--- Exercise inputs ---
------------

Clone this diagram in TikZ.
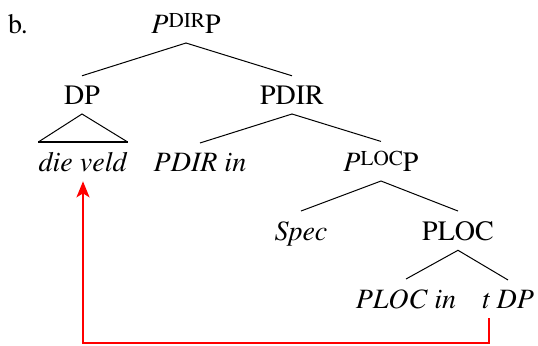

------------

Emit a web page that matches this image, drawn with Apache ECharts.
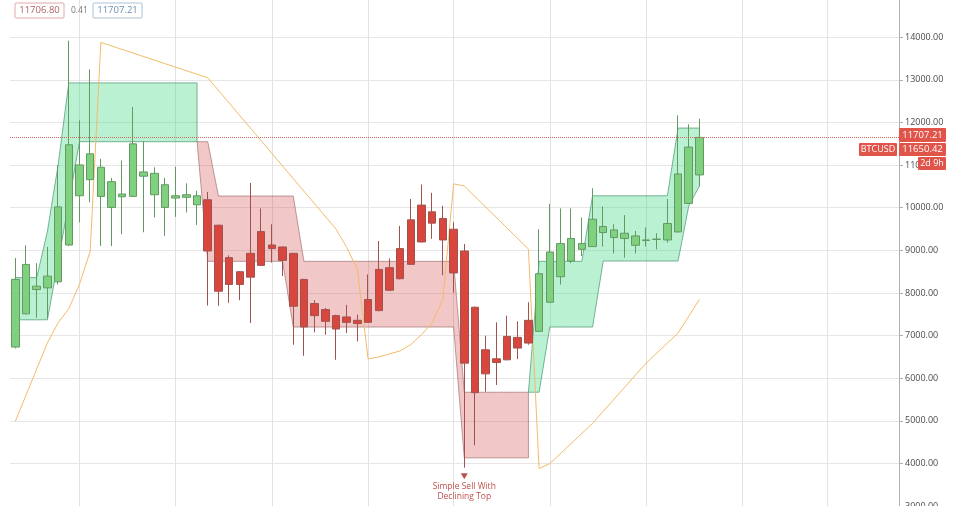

------------

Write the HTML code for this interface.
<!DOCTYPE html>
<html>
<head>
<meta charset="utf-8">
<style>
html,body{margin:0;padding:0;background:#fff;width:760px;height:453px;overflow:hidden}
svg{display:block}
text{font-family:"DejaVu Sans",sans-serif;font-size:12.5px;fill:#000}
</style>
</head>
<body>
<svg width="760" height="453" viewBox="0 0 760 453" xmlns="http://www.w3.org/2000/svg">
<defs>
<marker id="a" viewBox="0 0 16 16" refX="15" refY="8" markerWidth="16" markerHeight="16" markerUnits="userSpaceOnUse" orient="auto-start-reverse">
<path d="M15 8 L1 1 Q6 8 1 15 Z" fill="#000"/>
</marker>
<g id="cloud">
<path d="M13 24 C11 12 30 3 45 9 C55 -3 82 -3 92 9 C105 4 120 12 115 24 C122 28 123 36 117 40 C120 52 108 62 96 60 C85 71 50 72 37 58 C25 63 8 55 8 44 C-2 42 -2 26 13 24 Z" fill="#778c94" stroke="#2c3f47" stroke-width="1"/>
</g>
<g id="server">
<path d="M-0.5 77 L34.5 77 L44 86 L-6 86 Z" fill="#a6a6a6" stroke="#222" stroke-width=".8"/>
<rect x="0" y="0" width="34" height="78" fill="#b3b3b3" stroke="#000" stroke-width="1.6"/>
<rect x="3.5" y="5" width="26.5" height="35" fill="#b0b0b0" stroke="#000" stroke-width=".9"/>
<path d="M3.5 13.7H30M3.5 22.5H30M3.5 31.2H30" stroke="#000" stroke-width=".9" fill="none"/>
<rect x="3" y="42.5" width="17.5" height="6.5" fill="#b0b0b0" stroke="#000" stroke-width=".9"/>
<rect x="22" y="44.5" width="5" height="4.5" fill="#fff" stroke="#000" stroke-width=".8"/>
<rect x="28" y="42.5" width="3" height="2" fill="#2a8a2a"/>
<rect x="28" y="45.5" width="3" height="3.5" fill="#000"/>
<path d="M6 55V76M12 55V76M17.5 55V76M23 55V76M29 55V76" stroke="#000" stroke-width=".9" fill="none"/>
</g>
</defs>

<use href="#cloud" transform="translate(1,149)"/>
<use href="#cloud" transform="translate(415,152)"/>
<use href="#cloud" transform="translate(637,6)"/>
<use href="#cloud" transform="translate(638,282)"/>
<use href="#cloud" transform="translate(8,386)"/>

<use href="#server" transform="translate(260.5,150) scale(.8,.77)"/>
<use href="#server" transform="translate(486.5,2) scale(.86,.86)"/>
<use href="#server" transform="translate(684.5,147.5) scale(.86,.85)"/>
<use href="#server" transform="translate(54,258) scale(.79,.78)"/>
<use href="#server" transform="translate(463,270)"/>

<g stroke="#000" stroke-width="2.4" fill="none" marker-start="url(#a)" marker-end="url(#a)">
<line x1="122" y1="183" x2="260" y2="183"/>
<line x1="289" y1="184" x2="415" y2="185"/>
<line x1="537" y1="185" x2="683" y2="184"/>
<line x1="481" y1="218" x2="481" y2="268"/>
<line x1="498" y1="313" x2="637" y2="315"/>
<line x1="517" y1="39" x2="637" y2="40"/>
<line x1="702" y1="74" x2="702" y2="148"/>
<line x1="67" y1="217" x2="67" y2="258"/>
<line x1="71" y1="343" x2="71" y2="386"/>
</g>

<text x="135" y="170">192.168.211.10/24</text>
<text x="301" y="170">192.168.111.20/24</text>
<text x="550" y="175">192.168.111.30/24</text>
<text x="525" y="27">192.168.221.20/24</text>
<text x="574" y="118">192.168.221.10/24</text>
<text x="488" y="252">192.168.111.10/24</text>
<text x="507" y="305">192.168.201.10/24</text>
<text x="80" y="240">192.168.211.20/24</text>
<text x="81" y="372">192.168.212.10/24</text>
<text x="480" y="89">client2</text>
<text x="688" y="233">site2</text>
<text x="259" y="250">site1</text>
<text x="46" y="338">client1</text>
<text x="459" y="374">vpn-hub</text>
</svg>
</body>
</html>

------------

--- What you are asked to do ---
Using the records above, gather all lines where the string "this" is present.

--- Result of the task ---
Clone this diagram in TikZ.
Emit a web page that matches this image, drawn with Apache ECharts.
Write the HTML code for this interface.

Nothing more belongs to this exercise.